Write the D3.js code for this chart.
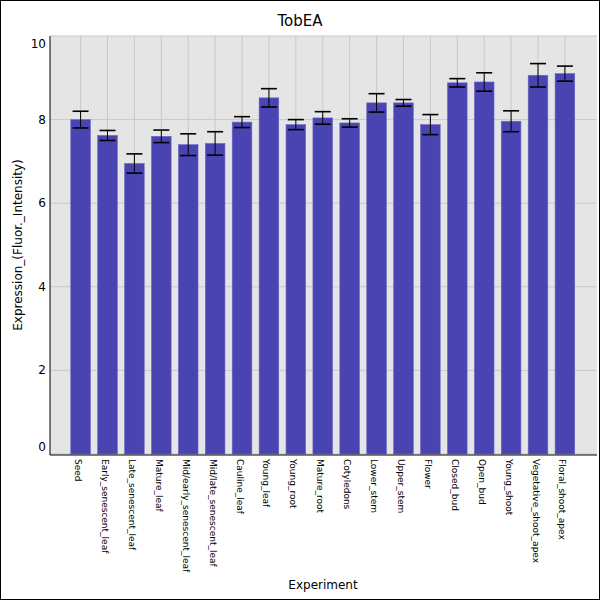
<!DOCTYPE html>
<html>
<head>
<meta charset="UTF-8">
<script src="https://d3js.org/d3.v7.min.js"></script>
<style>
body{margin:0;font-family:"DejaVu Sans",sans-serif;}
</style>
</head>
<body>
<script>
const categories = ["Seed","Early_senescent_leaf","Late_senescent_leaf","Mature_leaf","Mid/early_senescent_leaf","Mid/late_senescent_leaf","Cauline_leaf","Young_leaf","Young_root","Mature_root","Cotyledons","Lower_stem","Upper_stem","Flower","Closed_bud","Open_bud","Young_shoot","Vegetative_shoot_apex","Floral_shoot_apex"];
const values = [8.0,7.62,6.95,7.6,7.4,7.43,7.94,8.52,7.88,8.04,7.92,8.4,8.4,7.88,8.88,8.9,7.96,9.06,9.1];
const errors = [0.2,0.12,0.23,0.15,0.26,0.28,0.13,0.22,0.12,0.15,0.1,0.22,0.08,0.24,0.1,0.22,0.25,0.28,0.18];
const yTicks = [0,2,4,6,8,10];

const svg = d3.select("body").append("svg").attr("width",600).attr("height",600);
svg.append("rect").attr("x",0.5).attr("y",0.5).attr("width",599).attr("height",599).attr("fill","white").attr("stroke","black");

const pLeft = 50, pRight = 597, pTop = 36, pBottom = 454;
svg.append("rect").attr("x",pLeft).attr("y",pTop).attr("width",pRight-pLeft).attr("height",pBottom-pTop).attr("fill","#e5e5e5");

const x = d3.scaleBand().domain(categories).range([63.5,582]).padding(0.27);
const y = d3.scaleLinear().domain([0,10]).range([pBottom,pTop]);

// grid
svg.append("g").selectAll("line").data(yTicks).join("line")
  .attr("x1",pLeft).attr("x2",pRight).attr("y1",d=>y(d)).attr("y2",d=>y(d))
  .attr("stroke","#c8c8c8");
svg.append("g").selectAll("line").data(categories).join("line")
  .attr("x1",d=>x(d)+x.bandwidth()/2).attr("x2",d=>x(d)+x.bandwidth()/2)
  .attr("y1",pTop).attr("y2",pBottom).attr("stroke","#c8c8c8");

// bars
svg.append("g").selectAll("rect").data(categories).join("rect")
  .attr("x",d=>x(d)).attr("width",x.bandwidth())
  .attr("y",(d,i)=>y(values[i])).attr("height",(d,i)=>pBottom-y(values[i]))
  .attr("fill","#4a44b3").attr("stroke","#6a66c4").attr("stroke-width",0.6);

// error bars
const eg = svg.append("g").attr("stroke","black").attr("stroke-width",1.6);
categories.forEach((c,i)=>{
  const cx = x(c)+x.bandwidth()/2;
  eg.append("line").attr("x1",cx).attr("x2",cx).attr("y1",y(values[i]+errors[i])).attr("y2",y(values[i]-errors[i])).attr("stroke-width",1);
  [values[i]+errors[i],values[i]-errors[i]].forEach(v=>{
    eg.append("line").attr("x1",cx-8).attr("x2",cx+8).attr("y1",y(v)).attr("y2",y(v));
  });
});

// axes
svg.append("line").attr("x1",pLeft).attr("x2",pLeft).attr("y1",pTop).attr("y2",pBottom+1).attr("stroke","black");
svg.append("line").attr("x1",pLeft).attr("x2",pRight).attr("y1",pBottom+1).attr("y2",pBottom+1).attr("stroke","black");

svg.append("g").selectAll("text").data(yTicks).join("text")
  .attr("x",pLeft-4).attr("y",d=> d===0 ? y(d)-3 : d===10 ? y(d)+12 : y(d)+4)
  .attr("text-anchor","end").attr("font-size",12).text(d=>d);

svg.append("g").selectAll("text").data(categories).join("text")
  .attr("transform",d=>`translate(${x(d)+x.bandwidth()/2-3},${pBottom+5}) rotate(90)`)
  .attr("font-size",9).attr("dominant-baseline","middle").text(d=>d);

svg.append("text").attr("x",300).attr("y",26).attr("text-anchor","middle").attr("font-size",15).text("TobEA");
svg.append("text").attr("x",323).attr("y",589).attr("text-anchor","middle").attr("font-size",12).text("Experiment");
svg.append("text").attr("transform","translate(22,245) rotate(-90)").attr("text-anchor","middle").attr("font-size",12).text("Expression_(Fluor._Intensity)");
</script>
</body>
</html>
========
What needs to be done →
Exclude the pictures, and transcribe all of the material exactly.

Correct result →
Write the D3.js code for this chart.
<!DOCTYPE html>
<html>
<head>
<meta charset="UTF-8">
<script src="https://d3js.org/d3.v7.min.js"></script>
<style>
body{margin:0;font-family:"DejaVu Sans",sans-serif;}
</style>
</head>
<body>
<script>
const categories = ["Seed","Early_senescent_leaf","Late_senescent_leaf","Mature_leaf","Mid/early_senescent_leaf","Mid/late_senescent_leaf","Cauline_leaf","Young_leaf","Young_root","Mature_root","Cotyledons","Lower_stem","Upper_stem","Flower","Closed_bud","Open_bud","Young_shoot","Vegetative_shoot_apex","Floral_shoot_apex"];
const values = [8.0,7.62,6.95,7.6,7.4,7.43,7.94,8.52,7.88,8.04,7.92,8.4,8.4,7.88,8.88,8.9,7.96,9.06,9.1];
const errors = [0.2,0.12,0.23,0.15,0.26,0.28,0.13,0.22,0.12,0.15,0.1,0.22,0.08,0.24,0.1,0.22,0.25,0.28,0.18];
const yTicks = [0,2,4,6,8,10];

const svg = d3.select("body").append("svg").attr("width",600).attr("height",600);
svg.append("rect").attr("x",0.5).attr("y",0.5).attr("width",599).attr("height",599).attr("fill","white").attr("stroke","black");

const pLeft = 50, pRight = 597, pTop = 36, pBottom = 454;
svg.append("rect").attr("x",pLeft).attr("y",pTop).attr("width",pRight-pLeft).attr("height",pBottom-pTop).attr("fill","#e5e5e5");

const x = d3.scaleBand().domain(categories).range([63.5,582]).padding(0.27);
const y = d3.scaleLinear().domain([0,10]).range([pBottom,pTop]);

// grid
svg.append("g").selectAll("line").data(yTicks).join("line")
  .attr("x1",pLeft).attr("x2",pRight).attr("y1",d=>y(d)).attr("y2",d=>y(d))
  .attr("stroke","#c8c8c8");
svg.append("g").selectAll("line").data(categories).join("line")
  .attr("x1",d=>x(d)+x.bandwidth()/2).attr("x2",d=>x(d)+x.bandwidth()/2)
  .attr("y1",pTop).attr("y2",pBottom).attr("stroke","#c8c8c8");

// bars
svg.append("g").selectAll("rect").data(categories).join("rect")
  .attr("x",d=>x(d)).attr("width",x.bandwidth())
  .attr("y",(d,i)=>y(values[i])).attr("height",(d,i)=>pBottom-y(values[i]))
  .attr("fill","#4a44b3").attr("stroke","#6a66c4").attr("stroke-width",0.6);

// error bars
const eg = svg.append("g").attr("stroke","black").attr("stroke-width",1.6);
categories.forEach((c,i)=>{
  const cx = x(c)+x.bandwidth()/2;
  eg.append("line").attr("x1",cx).attr("x2",cx).attr("y1",y(values[i]+errors[i])).attr("y2",y(values[i]-errors[i])).attr("stroke-width",1);
  [values[i]+errors[i],values[i]-errors[i]].forEach(v=>{
    eg.append("line").attr("x1",cx-8).attr("x2",cx+8).attr("y1",y(v)).attr("y2",y(v));
  });
});

// axes
svg.append("line").attr("x1",pLeft).attr("x2",pLeft).attr("y1",pTop).attr("y2",pBottom+1).attr("stroke","black");
svg.append("line").attr("x1",pLeft).attr("x2",pRight).attr("y1",pBottom+1).attr("y2",pBottom+1).attr("stroke","black");

svg.append("g").selectAll("text").data(yTicks).join("text")
  .attr("x",pLeft-4).attr("y",d=> d===0 ? y(d)-3 : d===10 ? y(d)+12 : y(d)+4)
  .attr("text-anchor","end").attr("font-size",12).text(d=>d);

svg.append("g").selectAll("text").data(categories).join("text")
  .attr("transform",d=>`translate(${x(d)+x.bandwidth()/2-3},${pBottom+5}) rotate(90)`)
  .attr("font-size",9).attr("dominant-baseline","middle").text(d=>d);

svg.append("text").attr("x",300).attr("y",26).attr("text-anchor","middle").attr("font-size",15).text("TobEA");
svg.append("text").attr("x",323).attr("y",589).attr("text-anchor","middle").attr("font-size",12).text("Experiment");
svg.append("text").attr("transform","translate(22,245) rotate(-90)").attr("text-anchor","middle").attr("font-size",12).text("Expression_(Fluor._Intensity)");
</script>
</body>
</html>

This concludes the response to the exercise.